A Fixed-Base Operator is the service company at an airport that handles private aviation: a passenger lounge, ramp access, fueling, hangar space, catering coordination, ground transport, and aircraft handling. The name is a relic of the barnstorming era, when "fixed-base" distinguished permanent airfield businesses from itinerant pilots. In practice, the FBO is your terminal — when you charter, you skip the main building entirely and drive to a separate facility, often straight onto the ramp to the aircraft stairs.
The experience is the core of why people fly private. Arrive 15 minutes before departure, walk from car to cabin in a few dozen steps, and your bags follow you. There is no TSA checkpoint for most Part 135 departures — the crew verifies identity — and no boarding process. On arrival, a car can usually meet the aircraft. Large airports host multiple competing FBOs: Teterboro has five, Van Nuys several, and big international gateways like Paris–Le Bourget a dozen. Your operator chooses the FBO and tells you which one; getting the name right matters, because two FBOs at the same airport can be a mile of ramp apart.
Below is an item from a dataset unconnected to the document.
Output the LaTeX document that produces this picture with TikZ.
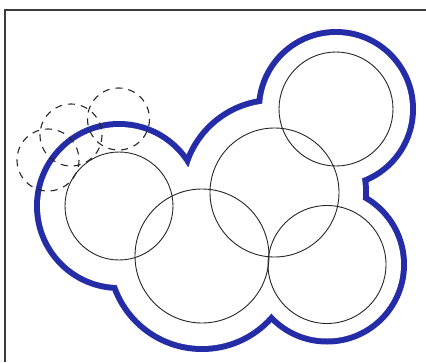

FBOs are also a cost center that shows up on your invoice. They earn most of their money selling fuel at a markup, and they charge ramp and handling fees that typically run $100–500 for a light jet and $500–1,500 for a heavy jet at premium facilities — often waived if the aircraft buys enough fuel. Overnight parking, hangar space in winter, lav service, catering handling, and de-icing all flow through the FBO too. Operators generally pass these through at cost, which is one reason a trip's final invoice can differ slightly from the quote. At slot-controlled or event-period airports, FBO ramp space itself becomes scarce — during a Super Bowl or F1 weekend, parking reservations can cost thousands and sell out weeks ahead.
One misconception worth correcting: the FBO is not the operator. It neither flies the aircraft nor sets your charter price; it is the ground vendor both you and the flight crew pass through. Service quality varies — the majors (Signature, Atlantic, Million Air) are consistent but pricier, while independent FBOs can be cheaper and friendlier — and on cost-sensitive trips it is fair to ask your operator whether a cheaper FBO on the field works. At single-FBO airports, there is no choice to make.